-- Start of Information provided --
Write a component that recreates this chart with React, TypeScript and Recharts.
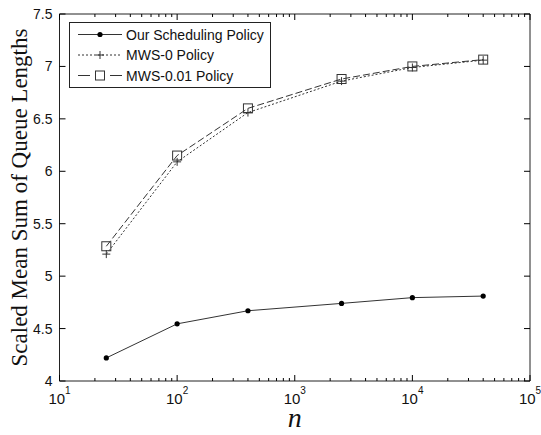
import { LineChart, Line, XAxis, YAxis, Legend, ReferenceArea } from 'recharts'

const nValues = [25, 100, 400, 2500, 10000, 40000]
const ourPolicy = [4.22, 4.545, 4.67, 4.74, 4.795, 4.81]
const mws0Policy = [5.21, 6.09, 6.56, 6.86, 6.99, 7.06]
const mws001Policy = [5.285, 6.15, 6.6, 6.88, 7.0, 7.065]

const decadeTicks = [10, 100, 1000, 10000, 100000]
const minorTicks = [10, 100, 1000, 10000].flatMap((d) => [2, 3, 4, 5, 6, 7, 8, 9].map((k) => d * k))
const xTicks = [...decadeTicks, ...minorTicks].sort((a, b) => a - b)
const yTicks = [4, 4.5, 5, 5.5, 6, 6.5, 7, 7.5]

const seriesNames = {
  our: 'Our Scheduling Policy',
  mws0: 'MWS-0 Policy',
  mws001: 'MWS-0.01 Policy',
}
const legendOrder = ['our', 'mws0', 'mws001']

const INK = '#222'
const LINE = '#333'
const SANS = '"Liberation Sans", Arial, sans-serif'
const SERIF = '"Liberation Serif", "Times New Roman", serif'
const X_DOMAIN = [10, 100000]
const Y_DOMAIN = [4, 7.5]

const data = nValues.map((n, i) => ({
  n,
  our: ourPolicy[i],
  mws0: mws0Policy[i],
  mws001: mws001Policy[i],
}))

// markers
const DotMark = ({ cx, cy }: any) => <circle cx={cx} cy={cy} r={2.6} fill="#000" />
const PlusMark = ({ cx, cy }: any) => (
  <g stroke={LINE} strokeWidth={1}>
    <line x1={cx - 4} x2={cx + 4} y1={cy} y2={cy} />
    <line x1={cx} x2={cx} y1={cy - 4} y2={cy + 4} />
  </g>
)
const SquareMark = ({ cx, cy }: any) => (
  <rect x={cx - 4.5} y={cy - 4.5} width={9} height={9} fill="none" stroke={LINE} strokeWidth={1} />
)

function DecadeLabel({ x, y, payload }: any) {
  return (
    <text x={x} y={y + 23} textAnchor="middle" fontFamily={SANS} fontSize={15} fill="#111">
      10
      <tspan dy={-10} fontSize={10}>
        {Math.round(Math.log10(payload.value))}
      </tspan>
    </text>
  )
}

function ValueLabel({ x, y, payload }: any) {
  return (
    <text x={x - 7} y={y} dy="0.36em" textAnchor="end" fontFamily={SANS} fontSize={14} fill="#111">
      {String(payload.value)}
    </text>
  )
}

// inward tick marks; x/y arrive on the frame edge because tickSize and tickMargin are 0
const tickLen = (v: number) => (decadeTicks.includes(v) ? 6 : 3)
const BottomMark = ({ x, y, payload }: any) => (
  <path d={`M${x},${y}V${y - tickLen(payload.value)}`} stroke="#000" strokeWidth={1} fill="none" />
)
const TopMark = ({ x, y, payload }: any) => (
  <path d={`M${x},${y}V${y + tickLen(payload.value)}`} stroke="#000" strokeWidth={1} fill="none" />
)
const LeftMark = ({ x, y }: any) => (
  <path d={`M${x},${y}H${x + 6}`} stroke="#000" strokeWidth={1} fill="none" />
)
const RightMark = ({ x, y }: any) => (
  <path d={`M${x},${y}H${x - 6}`} stroke="#000" strokeWidth={1} fill="none" />
)

function YTitle({ viewBox }: any) {
  const cy = viewBox.y + viewBox.height / 2
  return (
    <text
      transform={`translate(${viewBox.x + 27},${cy}) rotate(-90)`}
      textAnchor="middle"
      fontFamily={SERIF}
      fontSize={23}
      fill="#111"
    >
      Scaled Mean Sum of Queue Lengths
    </text>
  )
}

function XTitle({ viewBox }: any) {
  return (
    <text
      x={viewBox.x + viewBox.width / 2}
      y={viewBox.y + 46}
      textAnchor="middle"
      fontFamily={SERIF}
      fontStyle="italic"
      fontSize={28}
      fill="#111"
    >
      n
    </text>
  )
}

function LegendBox({ payload }: any) {
  const rows = [...(payload || [])].sort(
    (a: any, b: any) => legendOrder.indexOf(a.dataKey) - legendOrder.indexOf(b.dataKey)
  )
  return (
    <svg width={202} height={66} style={{ display: 'block' }}>
      <rect x={0.5} y={0.5} width={201} height={65} fill="#fff" stroke={INK} />
      {rows.map((entry: any, i: number) => {
        const cy = 12.5 + i * 20.5
        const key = entry.dataKey
        return (
          <g key={key}>
            {key === 'our' && (
              <>
                <line x1={9} x2={53} y1={cy} y2={cy} stroke={LINE} />
                <DotMark cx={31} cy={cy} />
              </>
            )}
            {key === 'mws0' && (
              <>
                <line x1={9} x2={53} y1={cy} y2={cy} stroke={LINE} strokeDasharray="2 2" />
                <PlusMark cx={31} cy={cy} />
              </>
            )}
            {key === 'mws001' && (
              <>
                <line x1={9} x2={21} y1={cy} y2={cy} stroke={LINE} />
                <line x1={41} x2={53} y1={cy} y2={cy} stroke={LINE} />
                <SquareMark cx={31} cy={cy} />
              </>
            )}
            <text x={57} y={cy} dy="0.36em" fontFamily={SANS} fontSize={14} fill="#111">
              {entry.value}
            </text>
          </g>
        )
      })}
    </svg>
  )
}

// mirrored axes sit inside the plot and take no room, one per side
const markAxis = {
  mirror: true,
  axisLine: false,
  tickLine: false,
  tickSize: 0,
  tickMargin: 0,
  interval: 0,
  allowDataOverflow: true,
  type: 'number' as const,
}

export default function App() {
  return (
    <div style={{ position: 'absolute', left: 0, top: 0, width: 541, height: 435, background: '#fff' }}>
      <LineChart width={541} height={435} data={data} margin={{ top: 14, right: 11, bottom: 0, left: 0 }}>
        <XAxis
          dataKey="n"
          type="number"
          scale="log"
          domain={X_DOMAIN}
          ticks={decadeTicks}
          interval={0}
          allowDataOverflow
          height={54}
          axisLine={false}
          tickLine={false}
          tickSize={0}
          tickMargin={0}
          tick={<DecadeLabel />}
          label={<XTitle />}
        />
        <YAxis
          type="number"
          domain={Y_DOMAIN}
          ticks={yTicks}
          interval={0}
          allowDataOverflow
          width={59.5}
          axisLine={false}
          tickLine={false}
          tickSize={0}
          tickMargin={0}
          tick={<ValueLabel />}
          label={<YTitle />}
        />
        <XAxis {...markAxis} xAxisId="bMarks" dataKey="n" scale="log" domain={X_DOMAIN} ticks={xTicks} height={8} tick={<BottomMark />} />
        <XAxis {...markAxis} xAxisId="tMarks" dataKey="n" scale="log" domain={X_DOMAIN} ticks={xTicks} orientation="top" height={8} tick={<TopMark />} />
        <YAxis {...markAxis} yAxisId="lMarks" domain={Y_DOMAIN} ticks={yTicks} width={8} tick={<LeftMark />} />
        <YAxis {...markAxis} yAxisId="rMarks" domain={Y_DOMAIN} ticks={yTicks} orientation="right" width={8} tick={<RightMark />} />
        {/* plot frame */}
        <ReferenceArea
          x1={10}
          x2={100000}
          y1={4}
          y2={7.5}
          fill="none"
          stroke={INK}
          strokeWidth={1}
          ifOverflow="visible"
        />
        <Legend
          layout="vertical"
          align="center"
          verticalAlign="middle"
          content={<LegendBox />}
          wrapperStyle={{ left: 69, top: 22, width: 202, height: 66 }}
        />
        <Line
          dataKey="mws0"
          name={seriesNames.mws0}
          stroke={LINE}
          strokeWidth={1}
          strokeDasharray="2 2"
          dot={<PlusMark />}
          activeDot={false}
          isAnimationActive={false}
        />
        <Line
          dataKey="mws001"
          name={seriesNames.mws001}
          stroke={LINE}
          strokeWidth={1}
          strokeDasharray="7 3"
          dot={<SquareMark />}
          activeDot={false}
          isAnimationActive={false}
        />
        <Line
          dataKey="our"
          name={seriesNames.our}
          stroke={LINE}
          strokeWidth={1}
          dot={<DotMark />}
          activeDot={false}
          isAnimationActive={false}
        />
      </LineChart>
    </div>
  )
}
-- End of Information provided --
▸ **Direction**
Repeat the lines above, starting at the first and stopping after the line that holds "const mws001Policy = [5.285, 6.15, 6.6, 6.88, 7.0, 7.065]", with the pictures left out.

▸ **Response to this task**
Write a component that recreates this chart with React, TypeScript and Recharts.
import { LineChart, Line, XAxis, YAxis, Legend, ReferenceArea } from 'recharts'

const nValues = [25, 100, 400, 2500, 10000, 40000]
const ourPolicy = [4.22, 4.545, 4.67, 4.74, 4.795, 4.81]
const mws0Policy = [5.21, 6.09, 6.56, 6.86, 6.99, 7.06]
const mws001Policy = [5.285, 6.15, 6.6, 6.88, 7.0, 7.065]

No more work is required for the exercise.